### Stated goal
Please transcribe the data that follows without the pictures, keeping every word the same.

### Source material
..........

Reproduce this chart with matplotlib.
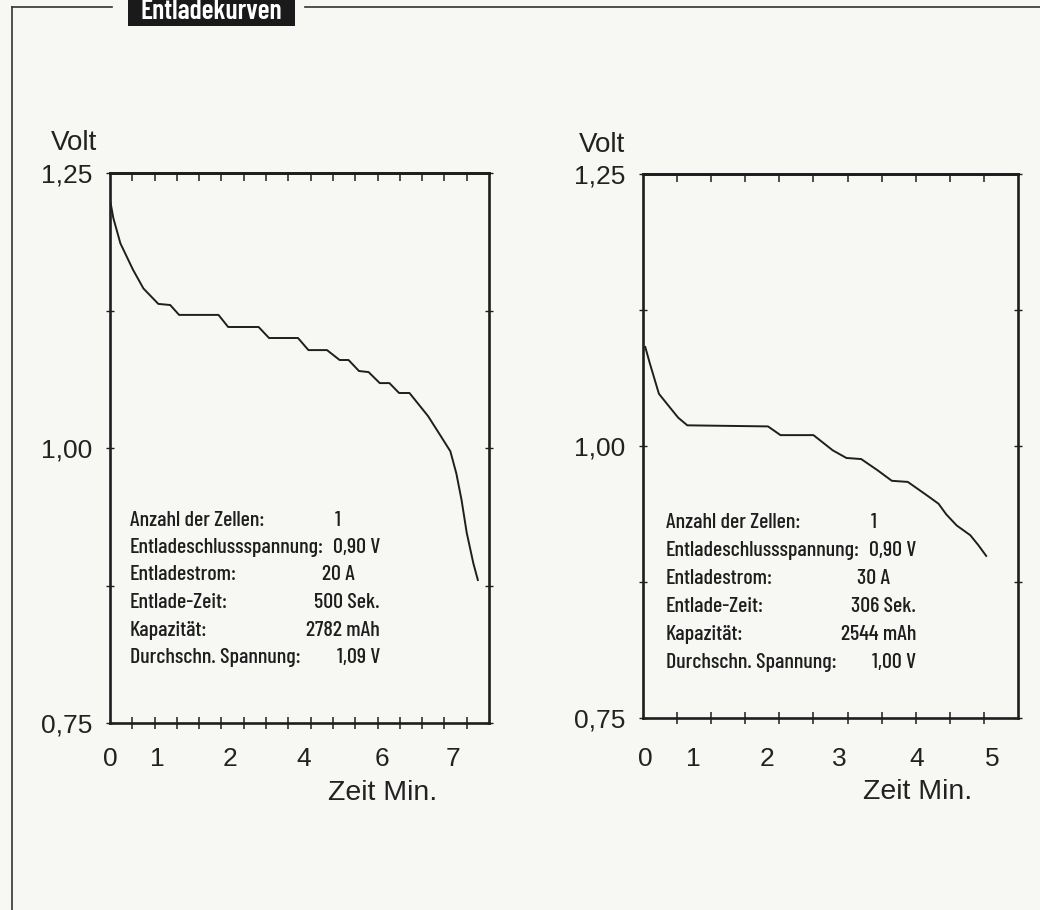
import numpy as np
import matplotlib
matplotlib.use("Agg")
import matplotlib.pyplot as plt
from matplotlib.lines import Line2D
from matplotlib.patches import Rectangle

# left chart: 20 A discharge, time in seconds, voltage in V
t_20a = [1, 4.5, 14, 31, 45, 65, 81, 93, 146, 159, 200, 214, 253, 267, 292, 309, 321,
         335, 348, 363, 376, 389, 403, 428, 444, 458, 466, 473, 480, 489, 495]
v_20a = [1.222, 1.209, 1.186, 1.162, 1.145, 1.131, 1.130, 1.121, 1.121, 1.110, 1.110,
         1.100, 1.100, 1.089, 1.089, 1.080, 1.080, 1.070, 1.069, 1.059, 1.059, 1.050,
         1.050, 1.029, 1.012, 0.997, 0.977, 0.953, 0.923, 0.895, 0.880]

# right chart: 30 A discharge
t_30a = [2, 6, 14, 24, 31, 39, 110, 121, 150, 167, 179, 192, 206, 219, 233, 248, 260,
         267, 276, 288, 295, 302]
v_30a = [1.091, 1.076, 1.048, 1.035, 1.026, 1.019, 1.018, 1.010, 1.010, 0.996, 0.989,
         0.988, 0.978, 0.968, 0.967, 0.956, 0.947, 0.937, 0.927, 0.918, 0.909, 0.899]

# the printed minute labels sit at odd places on the seconds scale
min_labels_20a = ["0", "1", "2", "4", "6", "7"]
min_pos_20a = [0, 63, 161, 260, 366, 462]
min_labels_30a = ["0", "1", "2", "3", "4", "5"]
min_pos_30a = [2, 44, 109, 173, 241, 307]

y_ticks = [0.75, 0.875, 1.0, 1.125, 1.25]
y_tick_labels = ["0,75", "", "1,00", "", "1,25"]

info_keys = ["Anzahl der Zellen:", "Entladeschlussspannung:", "Entladestrom:",
             "Entlade-Zeit:", "Kapazität:", "Durchschn. Spannung:"]
info_20a = ["1", "0,90 V", "20 A", "500 Sek.", "2782 mAh", "1,09 V"]
info_30a = ["1", "0,90 V", "30 A", "306 Sek.", "2544 mAh", "1,00 V"]

W, H = 1040, 910
BG = "#f7f7f4"
INK = "#1e1e1e"
SANS = ["Liberation Sans", "DejaVu Sans"]
NARROW = ["Barlow Condensed", "Roboto Condensed", "DejaVu Sans"]


def fx(px):
    return px / W


def fy(py):
    return 1 - py / H


fig = plt.figure(figsize=(W / 100, H / 100), dpi=100, facecolor=BG)

# page frame and title tab
fig.add_artist(Line2D([fx(12), fx(12)], [fy(7), 0], color="#333333", lw=1.2))
fig.add_artist(Line2D([fx(12), fx(112)], [fy(7), fy(7)], color="#333333", lw=1.2))
fig.add_artist(Line2D([fx(305), 1], [fy(7), fy(7)], color="#333333", lw=1.2))
fig.add_artist(Rectangle((fx(128), fy(26)), fx(295 - 128), 26 / H + 0.01,
                         transform=fig.transFigure, color="#1a1a1a", lw=0))
fig.text(fx(211), fy(19), "Entladekurven", color="white", fontsize=20,
         family=NARROW, fontstretch="condensed", ha="center", va="baseline",
         fontweight="semibold")


def make_panel(rect, t, v, xmax, lab_pos, labs, lab_pad, info, box_x, box_y0, box_dy):
    ax = fig.add_axes(rect)
    ax.set_facecolor("none")
    ax.plot(t, v, color=INK, lw=1.4)
    ax.set_xlim(0, xmax)
    ax.set_ylim(0.75, 1.25)
    for s in ax.spines.values():
        s.set_linewidth(1.9)
        s.set_color(INK)

    grid = np.arange(30, xmax, 30)
    ax.set_xticks(lab_pos)
    ax.set_xticklabels(labs, fontsize=19, family=SANS, color="#222222")
    ax.set_xticks(grid, minor=True)
    ax.tick_params(axis="x", which="major", length=0, pad=lab_pad)
    ax.tick_params(axis="x", which="minor", direction="inout", length=9, width=1.1, color=INK)

    top = ax.secondary_xaxis("top")
    top.set_xticks([])
    top.set_xticks(grid, minor=True)
    top.tick_params(which="minor", direction="in", length=6, width=1.1, color=INK)
    top.spines["top"].set_linewidth(1.9)

    ax.set_yticks(y_ticks)
    ax.set_yticklabels(y_tick_labels, fontsize=19, family=SANS, color="#222222")
    ax.tick_params(axis="y", direction="inout", length=6, width=1, color=INK,
                   right=True, pad=10)

    txt = dict(fontsize=15.8, family=NARROW, fontstretch="condensed",
               fontweight="medium", color=INK, va="center")
    for i, (k, val) in enumerate(zip(info_keys, info)):
        y = fy(box_y0 + i * box_dy)
        fig.text(fx(box_x), y, k, ha="left", **txt)
        if i in (0, 2):
            fig.text(fx(box_x + 208), y, val, ha="center", **txt)
        else:
            fig.text(fx(box_x + 250), y, val, ha="right", **txt)
    return ax


make_panel([fx(110), fy(723), fx(379), 550 / H], t_20a, v_20a, 510,
           min_pos_20a, min_labels_20a, 17, info_20a, 130, 520, 27.5)
make_panel([fx(643), fy(718), fx(375), 544 / H], t_30a, v_30a, 330,
           min_pos_30a, min_labels_30a, 21, info_30a, 666, 523, 28)

fig.text(fx(97), fy(143), "Volt", fontsize=20, family=SANS, color="#222222",
         ha="right", va="center")
fig.text(fx(625), fy(145), "Volt", fontsize=20, family=SANS, color="#222222",
         ha="right", va="center")
fig.text(fx(383), fy(793), "Zeit Min.", fontsize=20.5, family=SANS, color="#222222",
         ha="center", va="center")
fig.text(fx(918), fy(792), "Zeit Min.", fontsize=20.5, family=SANS, color="#222222",
         ha="center", va="center")

fig.savefig("out.png", dpi=100, facecolor=BG)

..........

### Answer for the task
Reproduce this chart with matplotlib.
import numpy as np
import matplotlib
matplotlib.use("Agg")
import matplotlib.pyplot as plt
from matplotlib.lines import Line2D
from matplotlib.patches import Rectangle

# left chart: 20 A discharge, time in seconds, voltage in V
t_20a = [1, 4.5, 14, 31, 45, 65, 81, 93, 146, 159, 200, 214, 253, 267, 292, 309, 321,
         335, 348, 363, 376, 389, 403, 428, 444, 458, 466, 473, 480, 489, 495]
v_20a = [1.222, 1.209, 1.186, 1.162, 1.145, 1.131, 1.130, 1.121, 1.121, 1.110, 1.110,
         1.100, 1.100, 1.089, 1.089, 1.080, 1.080, 1.070, 1.069, 1.059, 1.059, 1.050,
         1.050, 1.029, 1.012, 0.997, 0.977, 0.953, 0.923, 0.895, 0.880]

# right chart: 30 A discharge
t_30a = [2, 6, 14, 24, 31, 39, 110, 121, 150, 167, 179, 192, 206, 219, 233, 248, 260,
         267, 276, 288, 295, 302]
v_30a = [1.091, 1.076, 1.048, 1.035, 1.026, 1.019, 1.018, 1.010, 1.010, 0.996, 0.989,
         0.988, 0.978, 0.968, 0.967, 0.956, 0.947, 0.937, 0.927, 0.918, 0.909, 0.899]

# the printed minute labels sit at odd places on the seconds scale
min_labels_20a = ["0", "1", "2", "4", "6", "7"]
min_pos_20a = [0, 63, 161, 260, 366, 462]
min_labels_30a = ["0", "1", "2", "3", "4", "5"]
min_pos_30a = [2, 44, 109, 173, 241, 307]

y_ticks = [0.75, 0.875, 1.0, 1.125, 1.25]
y_tick_labels = ["0,75", "", "1,00", "", "1,25"]

info_keys = ["Anzahl der Zellen:", "Entladeschlussspannung:", "Entladestrom:",
             "Entlade-Zeit:", "Kapazität:", "Durchschn. Spannung:"]
info_20a = ["1", "0,90 V", "20 A", "500 Sek.", "2782 mAh", "1,09 V"]
info_30a = ["1", "0,90 V", "30 A", "306 Sek.", "2544 mAh", "1,00 V"]

W, H = 1040, 910
BG = "#f7f7f4"
INK = "#1e1e1e"
SANS = ["Liberation Sans", "DejaVu Sans"]
NARROW = ["Barlow Condensed", "Roboto Condensed", "DejaVu Sans"]


def fx(px):
    return px / W


def fy(py):
    return 1 - py / H


fig = plt.figure(figsize=(W / 100, H / 100), dpi=100, facecolor=BG)

# page frame and title tab
fig.add_artist(Line2D([fx(12), fx(12)], [fy(7), 0], color="#333333", lw=1.2))
fig.add_artist(Line2D([fx(12), fx(112)], [fy(7), fy(7)], color="#333333", lw=1.2))
fig.add_artist(Line2D([fx(305), 1], [fy(7), fy(7)], color="#333333", lw=1.2))
fig.add_artist(Rectangle((fx(128), fy(26)), fx(295 - 128), 26 / H + 0.01,
                         transform=fig.transFigure, color="#1a1a1a", lw=0))
fig.text(fx(211), fy(19), "Entladekurven", color="white", fontsize=20,
         family=NARROW, fontstretch="condensed", ha="center", va="baseline",
         fontweight="semibold")


def make_panel(rect, t, v, xmax, lab_pos, labs, lab_pad, info, box_x, box_y0, box_dy):
    ax = fig.add_axes(rect)
    ax.set_facecolor("none")
    ax.plot(t, v, color=INK, lw=1.4)
    ax.set_xlim(0, xmax)
    ax.set_ylim(0.75, 1.25)
    for s in ax.spines.values():
        s.set_linewidth(1.9)
        s.set_color(INK)

    grid = np.arange(30, xmax, 30)
    ax.set_xticks(lab_pos)
    ax.set_xticklabels(labs, fontsize=19, family=SANS, color="#222222")
    ax.set_xticks(grid, minor=True)
    ax.tick_params(axis="x", which="major", length=0, pad=lab_pad)
    ax.tick_params(axis="x", which="minor", direction="inout", length=9, width=1.1, color=INK)

    top = ax.secondary_xaxis("top")
    top.set_xticks([])
    top.set_xticks(grid, minor=True)
    top.tick_params(which="minor", direction="in", length=6, width=1.1, color=INK)
    top.spines["top"].set_linewidth(1.9)

    ax.set_yticks(y_ticks)
    ax.set_yticklabels(y_tick_labels, fontsize=19, family=SANS, color="#222222")
    ax.tick_params(axis="y", direction="inout", length=6, width=1, color=INK,
                   right=True, pad=10)

    txt = dict(fontsize=15.8, family=NARROW, fontstretch="condensed",
               fontweight="medium", color=INK, va="center")
    for i, (k, val) in enumerate(zip(info_keys, info)):
        y = fy(box_y0 + i * box_dy)
        fig.text(fx(box_x), y, k, ha="left", **txt)
        if i in (0, 2):
            fig.text(fx(box_x + 208), y, val, ha="center", **txt)
        else:
            fig.text(fx(box_x + 250), y, val, ha="right", **txt)
    return ax


make_panel([fx(110), fy(723), fx(379), 550 / H], t_20a, v_20a, 510,
           min_pos_20a, min_labels_20a, 17, info_20a, 130, 520, 27.5)
make_panel([fx(643), fy(718), fx(375), 544 / H], t_30a, v_30a, 330,
           min_pos_30a, min_labels_30a, 21, info_30a, 666, 523, 28)

fig.text(fx(97), fy(143), "Volt", fontsize=20, family=SANS, color="#222222",
         ha="right", va="center")
fig.text(fx(625), fy(145), "Volt", fontsize=20, family=SANS, color="#222222",
         ha="right", va="center")
fig.text(fx(383), fy(793), "Zeit Min.", fontsize=20.5, family=SANS, color="#222222",
         ha="center", va="center")
fig.text(fx(918), fy(792), "Zeit Min.", fontsize=20.5, family=SANS, color="#222222",
         ha="center", va="center")

fig.savefig("out.png", dpi=100, facecolor=BG)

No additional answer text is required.